A friend of mine—call him Tim—is starting a business and taking steps to generally improve his life. There are any number of things he could do to move forward, but, like all of us, Tim has finite time and energy. Over breakfast last week we were talking about what he should do next. He wanted to start some habits, such as martial arts, that addressed personal weaknesses. I said it might be more efficient to focus on his strengths.
So which should we do—build up areas in which we’re already strong, or fix areas where we know we’re weak?
How do we know, out of all the choices, that we’re not missing something super-important?
And once we pick something, how do we know that it’s the right thing to do?
Principles aren’t sexy
But winning is. And principles help you win. So we hammered out a set of principles that should work for any undertaking. Any area that’s big and complex, where it’s not immediately obvious which course of action will help you most, like:
- Life
- Business
- Trading
Tim used them to figure out whether it was better to start archery or jiu-jitsu. I applied them to my trading and got a number of surprises.
Here they are, with apologies to my Art teacher in secondary school:
Let’s break it down.
There are five categories: Attitude, Constraints, Leverage, Relationships, and Purpose. These certainly aren’t the only possible ways of classifying actions, but they’re sufficiently foundational. If you have some kind of goal in mind, whether a vague one such as becoming happier, a specific one like improving your percentage of winning trades, or a complex one such as launching a successful business, pretty much any task that’s truly useful for getting you there will fit into one or more of these categories.
Each category has two dimensions: positive and negative. I’ve put them in order, because it often makes sense to, for example, build up confidence before tackling roadblocks, but you can use them all at once.
One way to use this is to brainstorm all the things that would build on your strengths and fill in your weaknesses in each category in turn.
Considering all these different angles means you’re less likely to have missed anything important. It also neatly classifies the chaos for you and gives you an overview of where your thinking is clustered, crowded, or lacking.
Let’s take a look at how the categories provoke questions:
- Confidence: What can I do to prove to myself that I’m capable in this area?
- Fear: What do I avoid, put off, or pretend that it doesn’t exist?
- Keystone skills: What skill, quality, or process, if I had it, would make everything else easier?
- Roadblocks: What’s preventing me from moving forward?
- Bottlenecks: What’s slowing me down as I move?
- High returns: What would give outsized returns on my investment of time/energy/money?
- Waste of time: Where am I getting less back than I put in?

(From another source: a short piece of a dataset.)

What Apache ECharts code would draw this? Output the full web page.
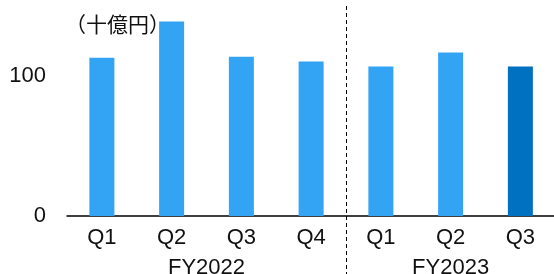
<!DOCTYPE html>
<html>
<head>
<meta charset="utf-8">
<script src="https://cdn.jsdelivr.net/npm/echarts@6/dist/echarts.min.js"></script>
<style>
  html, body { margin: 0; padding: 0; background: #fff; }
  #chart { width: 554px; height: 274px; }
</style>
</head>
<body>
<div id="chart"></div>
<script>
// quarters (last slot is empty, the axis runs off the right edge)
var quarters = ['Q1', 'Q2', 'Q3', 'Q4', 'Q1', 'Q2', 'Q3', ''];
var values = [113, 139, 113.8, 110.4, 106.8, 116.8, 106.8, null];
// fiscal years and the axis position of their centred label
var years = ['FY2022', 'FY2023'];
var yearPos = [1.5, 5];
var dividerPos = [3.5];
var yTicks = [0, 100];
var unitLabel = '（十億円）';

var light = '#33a3f4';
var dark = '#0070c0';

var myChart = echarts.init(document.getElementById('chart'));

var font = 'Liberation Sans, Arial, sans-serif';

var option = {
  animation: false,
  title: {
    text: unitLabel,
    left: 60,
    top: 9,
    textStyle: {
      fontFamily: 'Noto Sans CJK JP',
      fontSize: 21,
      fontWeight: 'normal',
      color: '#111'
    }
  },
  grid: {
    left: 67,
    width: 558,
    top: 6,
    bottom: 58,
    outerBoundsMode: 'none'
  },
  xAxis: [{
    type: 'category',
    data: quarters,
    boundaryGap: true,
    axisLine: { lineStyle: { color: '#000', width: 1.5 } },
    axisTick: { show: false },
    splitLine: { show: false },
    axisLabel: {
      interval: 0,
      margin: 11,
      fontFamily: font,
      fontSize: 22,
      color: '#111'
    }
  }, {
    type: 'value',
    position: 'bottom',
    min: -0.5,
    max: 7.5,
    axisLine: { show: false },
    axisTick: {
      show: true,
      customValues: dividerPos,
      length: 60,
      lineStyle: { color: '#000', type: [4, 3], width: 1 }
    },
    splitLine: {
      show: true,
      lineStyle: { color: '#000', type: [4, 3], width: 1 }
    },
    axisLabel: {
      customValues: yearPos,
      margin: 41,
      fontFamily: font,
      fontSize: 22,
      color: '#111',
      formatter: function (v) {
        var k = yearPos.indexOf(v);
        return k >= 0 ? years[k] : '';
      }
    }
  }],
  yAxis: {
    type: 'value',
    min: 0,
    max: 150,
    interval: 100,
    axisLine: { show: false },
    axisTick: { show: false },
    splitLine: { show: false },
    axisLabel: {
      margin: 21,
      fontFamily: font,
      fontSize: 22,
      color: '#111',
      formatter: function (v) { return yTicks.indexOf(v) >= 0 ? String(v) : ''; }
    }
  },
  series: [{
    type: 'bar',
    barWidth: 25,
    itemStyle: { color: light },
    data: values.map(function (v, i) {
      return i === 6 ? { value: v, itemStyle: { color: dark } } : v;
    })
  }]
};

myChart.setOption(option);
</script>
</body>
</html>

- Leadership: What do I need in order to be better able to lead or help others?
- Mentorship: Is there someone who’s achieved what I want from whom I could learn?
- Dependence: Am I unhealthily dependent on someone, or they on me?
- My unique contribution: What am I best at? What do I do better than others?
- Everything else: What good things can I let go of in order to do great things?
Some questions will have a queue of answers ready, and some will need sitting with, or be uncomfortable. That’s how you know it’s useful.
What first?
Once you’ve got a lot of answers, you could try to do one thing from each category in order. Or to work on several tasks in one area until you feel ready to move on. You could prioritise things that hit multiple areas.
But if there were one or two things that excited you as you wrote them down, or that you hesitated to write down because they were scary, you should probably do them first.